TAMPA — A second attempt at a 1 percent sales tax for transportation in Hillsborough County should not repeat the specific spending details of the 2018 referendum voided by the Florida Supreme Court, two commissioners said Thursday.
Conversely, three other commissioners said it would be a mistake to retreat from the referendum language that voters supported by a 57-43 margin.
The debate surfaced at a commission workshop after the cities of Tampa, Temple Terrace and the Hillsborough Area Regional Transit Authority detailed their transportation budget shortfalls that would be aided by the sales tax.

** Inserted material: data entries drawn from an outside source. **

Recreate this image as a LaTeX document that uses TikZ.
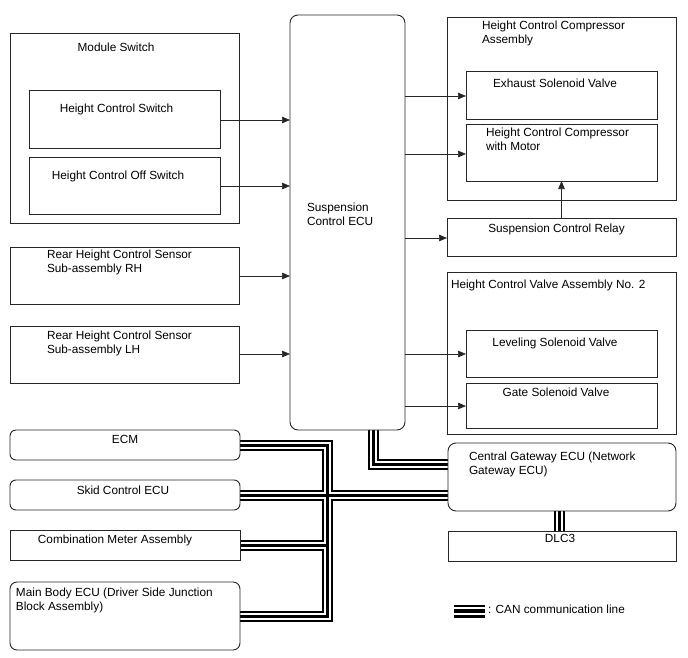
\documentclass[tikz,border=0pt]{standalone}
\usepackage{fontspec}
\setmainfont{Liberation Sans}
\usetikzlibrary{arrows.meta,backgrounds}
\begin{document}
\begin{tikzpicture}[x=1pt,y=-1pt,
  box/.style={draw=black!85, line width=0.9pt, inner sep=0pt, outer sep=0pt},
  rbox/.style={box, rounded corners=#1},
  txt/.style={inner sep=0pt, outer sep=0pt, font=\fontsize{11.8}{14}\selectfont},
  arr/.style={draw=black!85, line width=0.7pt, -{Triangle[length=8pt,width=6.5pt]}},
  canroutes/.style={insert path={
    (ecm.east) -| (327,495)
    (skid.east) -- (cgw.west |- skid.east)
    (cma.east) -| (327,495)
    (mbe.east) -| (327,495)
    (ecu.south -| 373,0) |- (cgw.west |- 0,464)
    (cgw.south -| 559,0) -- (dlc.north -| 559,0)}}
]
\useasboundingbox (0,0) rectangle (688,658);

% boxes
\node[box, minimum width=229pt, minimum height=190pt] (ms) at (124.5,128) {};
\node[box, minimum width=191pt, minimum height=58pt] (hcs) at (124.5,119) {};
\node[box, minimum width=191pt, minimum height=57pt] (hcos) at (124.5,185.5) {};
\node[rbox=8pt, minimum width=115pt, minimum height=415pt] (ecu) at (347.5,222.5) {};
\node[box, minimum width=229pt, minimum height=57pt] (rrh) at (124.5,275.5) {};
\node[box, minimum width=229pt, minimum height=57pt] (rlh) at (124.5,354.5) {};
\node[box, minimum width=229pt, minimum height=183pt] (hcca) at (561.5,108.5) {};
\node[box, minimum width=191pt, minimum height=48pt] (esv) at (561.5,95) {};
\node[box, minimum width=191pt, minimum height=57pt] (hccm) at (561.5,152.5) {};
\node[box, minimum width=229pt, minimum height=38pt] (scr) at (561.5,237) {};
\node[box, minimum width=229pt, minimum height=162pt] (hcva) at (561.5,353) {};
\node[box, minimum width=191pt, minimum height=47pt] (lsv) at (561.5,353.5) {};
\node[box, minimum width=191pt, minimum height=45pt] (gsv) at (561.5,405.5) {};
\node[rbox=6pt, minimum width=230pt, minimum height=30pt] (ecm) at (125,445) {};
\node[rbox=6pt, minimum width=230pt, minimum height=30pt] (skid) at (125,495) {};
\node[box, minimum width=230pt, minimum height=30pt] (cma) at (125,545) {};
\node[rbox=7pt, minimum width=230pt, minimum height=68pt] (mbe) at (125,616) {};
\node[rbox=8pt, minimum width=228pt, minimum height=68pt] (cgw) at (562,477) {};
\node[box, minimum width=228pt, minimum height=30pt] (dlc) at (562,546) {};

% texts
\node[txt, anchor=base] (tms) at (116,52) {Module Switch};
\node[txt, anchor=base] (thcs) at (116.5,113) {Height Control Switch};
\node[txt, anchor=base] (thcos) at (118,179) {Height Control Off Switch};
\node[txt, anchor=north west, align=left] (tecu) at (307,203.4) {Suspension\\Control ECU};
\node[txt, anchor=north west, align=left] (trrh) at (47,250.4) {Rear Height Control Sensor\\Sub-assembly RH};
\node[txt, anchor=north west, align=left] (trlh) at (47,331.4) {Rear Height Control Sensor\\Sub-assembly LH};
\node[txt, anchor=north west, align=left] (thcca) at (482,21.4) {Height Control Compressor\\Assembly};
\node[txt, anchor=base] (tesv) at (555,88) {Exhaust Solenoid Valve};
\node[txt, anchor=north west, align=left] (thccm) at (486,128.4) {Height Control Compressor\\with Motor};
\node[txt, anchor=base] (tscr) at (556.5,232) {Suspension Control Relay};
\node[txt, anchor=base west] (thcva) at (451,288) {Height Control Valve Assembly No. 2};
\node[txt, anchor=base] (tlsv) at (555,346) {Leveling Solenoid Valve};
\node[txt, anchor=base] (tgsv) at (556,396) {Gate Solenoid Valve};
\node[txt, anchor=base] (tecm) at (125,443) {ECM};
\node[txt, anchor=base] (tskid) at (123,494) {Skid Control ECU};
\node[txt, anchor=base] (tcma) at (115,543) {Combination Meter Assembly};
\node[txt, anchor=north west, align=left] (tmbe) at (16,588.4) {Main Body ECU (Driver Side Junction\\Block Assembly)};
\node[txt, anchor=north west, align=left] (tcgw) at (469,452.4) {Central Gateway ECU (Network\\Gateway ECU)};
\node[txt, anchor=base] (tdlc) at (560,542) {DLC3};
\node[txt, anchor=base west] (tlg) at (488,613) {: CAN communication line};

% arrows
\draw[arr] (hcs.east |- 0,120) -- (ecu.west |- 0,120);
\draw[arr] (hcos.east |- 0,186) -- (ecu.west |- 0,186);
\draw[arr] (rrh.east |- 0,276) -- (ecu.west |- 0,276);
\draw[arr] (rlh.east |- 0,354) -- (ecu.west |- 0,354);
\draw[arr] (ecu.east |- 0,96) -- (esv.west |- 0,96);
\draw[arr] (ecu.east |- 0,154) -- (hccm.west |- 0,154);
\draw[arr] (ecu.east |- 0,238) -- (scr.west |- 0,238);
\draw[arr] (ecu.east |- 0,354) -- (lsv.west |- 0,354);
\draw[arr] (ecu.east |- 0,406) -- (gsv.west |- 0,406);
\draw[arr] (scr.north) -- (hccm.south);

% legend
\coordinate (lg1) at (454,611);
\coordinate (lg2) at (485,611);

\begin{scope}[on background layer]
  \fill[white] (0,0) rectangle (688,658);
  \foreach \w/\c in {11/black,7/white,3/black}{
    \draw[line width=\w pt, draw=\c, line join=miter] [canroutes];
  }
  \foreach \w/\c in {13/black,8/white,3.5/black}{
    \draw[line width=\w pt, draw=\c] (lg1) -- (lg2);
  }
\end{scope}
\end{tikzpicture}
\end{document}
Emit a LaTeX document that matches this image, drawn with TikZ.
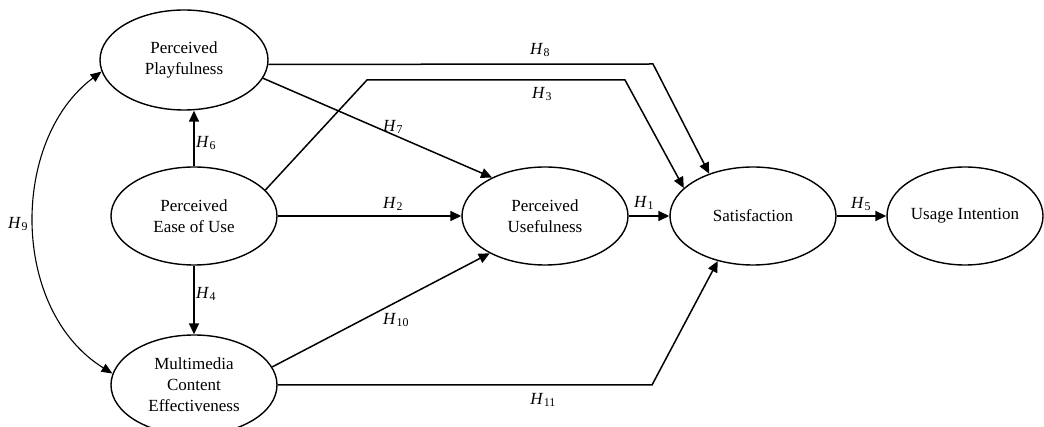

Under the 2018 referendum, 45 percent of the tax revenue was earmarked for mass transit. Of the remainder, 54 percent was to be divided among the county and its three cities for congestion relief, safety improvements, sidewalks and trails. The Transportation Planning Organization would have used 1 percent for planning and oversight.
The Florida Supreme Court voided the tax last year after a challenge led by Commissioner Stacy White, who said the tax was illegal because the spending allocations were set by a preconceived formula instead of by elected public officials. The courts have not yet ruled on distributing the $521 million collected over the 26 months the tax was in effect.

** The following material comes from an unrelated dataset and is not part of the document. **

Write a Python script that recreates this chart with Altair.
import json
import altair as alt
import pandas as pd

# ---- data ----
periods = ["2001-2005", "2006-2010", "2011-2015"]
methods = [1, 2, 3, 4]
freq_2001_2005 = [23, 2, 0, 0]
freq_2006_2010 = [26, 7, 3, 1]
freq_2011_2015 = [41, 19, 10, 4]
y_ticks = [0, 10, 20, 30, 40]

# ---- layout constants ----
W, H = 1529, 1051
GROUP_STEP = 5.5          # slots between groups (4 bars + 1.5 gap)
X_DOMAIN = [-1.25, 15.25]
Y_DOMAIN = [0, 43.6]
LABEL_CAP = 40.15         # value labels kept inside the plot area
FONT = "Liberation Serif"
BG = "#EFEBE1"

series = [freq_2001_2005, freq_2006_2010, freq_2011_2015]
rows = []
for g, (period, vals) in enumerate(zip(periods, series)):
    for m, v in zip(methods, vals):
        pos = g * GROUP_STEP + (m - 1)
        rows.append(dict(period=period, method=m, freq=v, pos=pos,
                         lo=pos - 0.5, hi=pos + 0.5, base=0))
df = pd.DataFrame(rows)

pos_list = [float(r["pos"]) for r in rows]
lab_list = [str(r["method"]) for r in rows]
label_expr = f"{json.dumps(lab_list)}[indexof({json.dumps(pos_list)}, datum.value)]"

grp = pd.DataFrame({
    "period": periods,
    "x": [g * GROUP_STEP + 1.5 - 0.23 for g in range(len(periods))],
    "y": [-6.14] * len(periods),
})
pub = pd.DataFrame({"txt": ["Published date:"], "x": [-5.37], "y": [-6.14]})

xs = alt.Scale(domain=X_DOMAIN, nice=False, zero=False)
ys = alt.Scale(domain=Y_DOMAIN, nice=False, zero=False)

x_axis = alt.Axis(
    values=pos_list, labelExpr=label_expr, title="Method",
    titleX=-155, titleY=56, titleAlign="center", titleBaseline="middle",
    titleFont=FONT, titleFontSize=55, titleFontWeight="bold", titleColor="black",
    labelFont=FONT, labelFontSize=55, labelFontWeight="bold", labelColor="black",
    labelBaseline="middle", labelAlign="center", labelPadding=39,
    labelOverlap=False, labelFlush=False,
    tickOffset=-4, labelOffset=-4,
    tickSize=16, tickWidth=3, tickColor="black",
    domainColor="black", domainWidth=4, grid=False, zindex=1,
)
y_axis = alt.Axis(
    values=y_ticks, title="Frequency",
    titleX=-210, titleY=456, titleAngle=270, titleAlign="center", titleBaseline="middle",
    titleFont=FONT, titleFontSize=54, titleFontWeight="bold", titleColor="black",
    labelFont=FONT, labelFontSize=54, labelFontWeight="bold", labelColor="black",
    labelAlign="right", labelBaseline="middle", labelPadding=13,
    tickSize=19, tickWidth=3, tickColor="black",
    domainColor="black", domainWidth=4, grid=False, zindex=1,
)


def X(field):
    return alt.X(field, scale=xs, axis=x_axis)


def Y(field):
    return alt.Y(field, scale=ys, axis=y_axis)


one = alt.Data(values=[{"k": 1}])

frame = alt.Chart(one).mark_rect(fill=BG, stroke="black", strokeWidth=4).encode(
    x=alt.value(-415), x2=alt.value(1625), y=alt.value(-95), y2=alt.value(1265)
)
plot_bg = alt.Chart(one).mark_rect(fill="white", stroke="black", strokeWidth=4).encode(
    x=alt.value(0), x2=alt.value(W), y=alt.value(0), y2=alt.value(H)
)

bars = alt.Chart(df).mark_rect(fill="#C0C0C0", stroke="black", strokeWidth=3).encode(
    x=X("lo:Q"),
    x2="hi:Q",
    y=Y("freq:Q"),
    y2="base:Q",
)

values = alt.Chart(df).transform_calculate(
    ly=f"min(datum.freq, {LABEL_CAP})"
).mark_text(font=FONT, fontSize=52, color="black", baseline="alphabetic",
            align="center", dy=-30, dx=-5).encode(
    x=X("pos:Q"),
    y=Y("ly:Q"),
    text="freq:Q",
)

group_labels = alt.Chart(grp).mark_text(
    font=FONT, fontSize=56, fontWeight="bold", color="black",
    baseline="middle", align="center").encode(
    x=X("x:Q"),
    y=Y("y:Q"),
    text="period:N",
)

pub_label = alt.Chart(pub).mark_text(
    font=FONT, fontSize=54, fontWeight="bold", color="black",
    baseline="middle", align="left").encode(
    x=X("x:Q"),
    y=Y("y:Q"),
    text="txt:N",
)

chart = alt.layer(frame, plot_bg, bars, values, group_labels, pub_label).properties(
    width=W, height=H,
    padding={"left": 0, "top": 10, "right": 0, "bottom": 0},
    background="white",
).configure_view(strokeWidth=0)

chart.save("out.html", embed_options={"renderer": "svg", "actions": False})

On Thursday, White suggested the new referendum plan cut the allocation to the transit authority to 35 percent and remove the specific categories the county must follow. The county’s share of the penny on the dollar tax would have been $980 million over 10 years, under the 2018 formula.
“If we go down the same path as 2018, we’ll create softball opportunities” for referendum opponents, White said. “If we botch this, we will lose public trust.”

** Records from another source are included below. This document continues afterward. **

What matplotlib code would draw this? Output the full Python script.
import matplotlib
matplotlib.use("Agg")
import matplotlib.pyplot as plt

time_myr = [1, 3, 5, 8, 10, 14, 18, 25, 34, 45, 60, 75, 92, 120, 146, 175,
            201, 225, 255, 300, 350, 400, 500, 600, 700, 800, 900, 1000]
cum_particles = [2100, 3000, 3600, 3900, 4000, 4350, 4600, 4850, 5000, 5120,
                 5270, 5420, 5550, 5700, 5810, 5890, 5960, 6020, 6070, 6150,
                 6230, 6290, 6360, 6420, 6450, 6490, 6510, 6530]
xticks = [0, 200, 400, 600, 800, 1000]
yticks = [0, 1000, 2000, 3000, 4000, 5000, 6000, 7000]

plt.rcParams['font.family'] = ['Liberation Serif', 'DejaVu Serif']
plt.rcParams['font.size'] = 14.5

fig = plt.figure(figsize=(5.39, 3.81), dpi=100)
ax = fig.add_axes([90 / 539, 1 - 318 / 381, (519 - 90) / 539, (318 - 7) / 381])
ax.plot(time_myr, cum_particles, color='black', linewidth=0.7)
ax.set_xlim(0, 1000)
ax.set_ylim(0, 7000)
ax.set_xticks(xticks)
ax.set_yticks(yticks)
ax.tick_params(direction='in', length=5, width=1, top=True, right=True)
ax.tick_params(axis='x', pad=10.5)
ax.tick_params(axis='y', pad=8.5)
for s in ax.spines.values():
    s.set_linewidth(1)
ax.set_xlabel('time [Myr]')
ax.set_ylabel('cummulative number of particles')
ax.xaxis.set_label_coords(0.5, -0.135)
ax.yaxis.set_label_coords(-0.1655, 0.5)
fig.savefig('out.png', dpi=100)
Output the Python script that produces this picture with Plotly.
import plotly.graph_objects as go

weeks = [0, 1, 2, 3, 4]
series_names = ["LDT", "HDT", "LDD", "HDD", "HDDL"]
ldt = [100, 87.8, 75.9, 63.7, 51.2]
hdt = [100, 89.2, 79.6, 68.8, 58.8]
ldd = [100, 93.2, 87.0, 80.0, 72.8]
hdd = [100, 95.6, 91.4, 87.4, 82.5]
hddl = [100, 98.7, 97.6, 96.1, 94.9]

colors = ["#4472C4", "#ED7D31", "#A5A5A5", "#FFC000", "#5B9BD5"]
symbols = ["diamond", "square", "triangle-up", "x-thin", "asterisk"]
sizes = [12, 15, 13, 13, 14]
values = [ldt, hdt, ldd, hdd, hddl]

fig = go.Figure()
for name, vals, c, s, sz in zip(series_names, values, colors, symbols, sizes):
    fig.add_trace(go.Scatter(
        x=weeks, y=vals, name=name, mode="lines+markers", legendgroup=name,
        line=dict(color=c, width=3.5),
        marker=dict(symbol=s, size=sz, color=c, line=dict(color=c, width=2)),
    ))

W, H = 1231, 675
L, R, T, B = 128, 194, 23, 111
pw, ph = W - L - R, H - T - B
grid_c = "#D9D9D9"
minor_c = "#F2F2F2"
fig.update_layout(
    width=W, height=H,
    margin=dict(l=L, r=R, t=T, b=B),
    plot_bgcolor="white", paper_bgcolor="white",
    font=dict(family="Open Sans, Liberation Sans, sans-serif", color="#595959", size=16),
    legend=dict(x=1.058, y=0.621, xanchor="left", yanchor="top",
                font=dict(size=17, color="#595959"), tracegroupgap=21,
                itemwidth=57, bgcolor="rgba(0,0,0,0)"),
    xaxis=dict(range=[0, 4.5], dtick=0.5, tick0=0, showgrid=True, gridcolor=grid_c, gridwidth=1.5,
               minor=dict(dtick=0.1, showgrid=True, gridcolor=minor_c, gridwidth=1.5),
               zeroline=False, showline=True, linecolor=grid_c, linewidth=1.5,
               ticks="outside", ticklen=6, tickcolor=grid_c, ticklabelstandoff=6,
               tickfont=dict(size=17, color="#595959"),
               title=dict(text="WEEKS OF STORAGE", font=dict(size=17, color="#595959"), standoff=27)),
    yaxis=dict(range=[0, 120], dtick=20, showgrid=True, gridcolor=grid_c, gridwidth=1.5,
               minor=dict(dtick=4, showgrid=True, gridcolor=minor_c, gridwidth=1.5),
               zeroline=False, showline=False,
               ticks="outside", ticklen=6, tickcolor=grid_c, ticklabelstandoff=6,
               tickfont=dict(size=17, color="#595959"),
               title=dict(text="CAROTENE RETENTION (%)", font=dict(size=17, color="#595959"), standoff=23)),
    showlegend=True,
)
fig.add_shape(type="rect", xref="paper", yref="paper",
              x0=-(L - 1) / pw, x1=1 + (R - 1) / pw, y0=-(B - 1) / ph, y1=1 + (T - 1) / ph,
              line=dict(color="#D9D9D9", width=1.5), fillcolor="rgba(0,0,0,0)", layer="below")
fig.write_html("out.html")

Commissioner Mariella Smith opposed cutting the mass transit allocation and the maneuver to allow the county to spend the money as it wants.
“I do not believe we would have had such a high percentage of voter approval (in 2018) if it was a big, fat blank check,” she said.
Commissioner Pat Kemp and chairperson Kimberly Overman echoed her advocacy for mass transit.
Commissioner Gwen Myers said she would seek 40 to 45 percent of the revenue for the transit authority, but also wanted the restrictions lifted from the county’s allocation.
The debate, essentially, previewed a planned discussion at the commission’s March 23 meeting,
Earlier, the transit authority and municipal governments detailed their own transportation wishes.
The city of Tampa could use $72 million annually for road maintenance, sidewalks, streetlights and congestion relief strategies including traffic signals and intersection changes, but only has $8.9 million budgeted.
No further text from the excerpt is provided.